In our society ever-bent upon quick fixes, overnight success, and a desire for everything to look perfect… such truths are often near-invisible and easily overlooked.
But there they sit, unmoved. Strong as oak and ivory and bronze.
—
What if today - amid all that fills the shelves of our lives right now - we picked up one of those overlooked elephants and let it ask questions of us?
Questions like:
What does flying look like in this season of life? At work? In the family? Your own life?
What measurements can be taken to move toward that? Is it time to get out the ruler? Or calendar? Or priorities list? What’s the next, right line to draw?
What has fallen flat recently?
About your answer to that last question in particular - take heart.
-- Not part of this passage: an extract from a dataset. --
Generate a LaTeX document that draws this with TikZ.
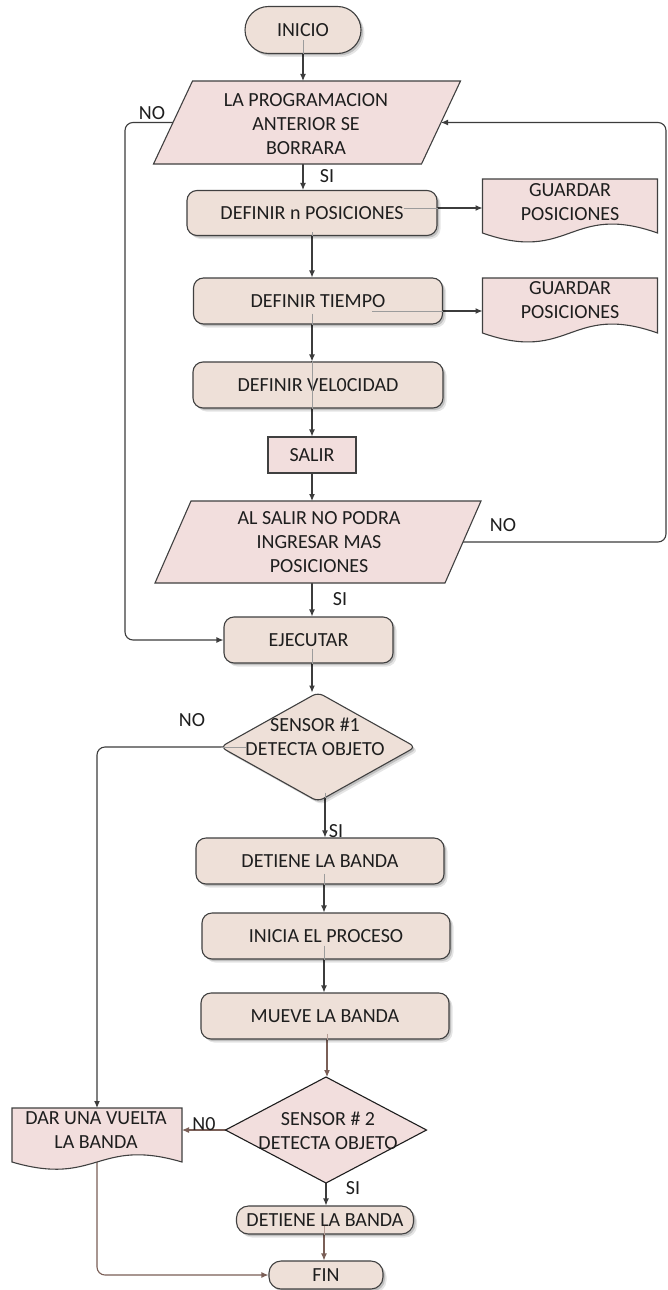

Many of your memories about today will be gone in a few years. But the failure, the fall, or the break that you’ve named… that will prove deeply durable in the soul’s memory. And somehow from that - precisely from that - the seeds of flight are being birthed.
Indeed, I’ll never forget the first time I gave a sermon where I opened with one image, let the sermon fly in a far-and-wide, and then lassoed it back into a conclusion that tied the whole sermon’s flightpath back to that introductory image.
Almost no one saw coming - which allowed for hearts to unfold-and-receive far more fully.
To be sure, that sermon took a lot of slow-and-steady, behind-the-scenes measuring (and no small measure of trust that the Wind would catch it just so).
It was a boomerang born of a failed boomerang, of course.
Thanks, granddad.
Gives a whole new meaning to the comment about an elephant in the room. I remember measure twice before you cut once from my dad. When I forget that there is usually a lesson learned. Thank you for the stories.
Great story Bobby. I have about 100+ elephant collection as well, which have been exiled into a box, wrapped up as some are old and fragile. I kept a handful of my favorite ones from being sent to the box.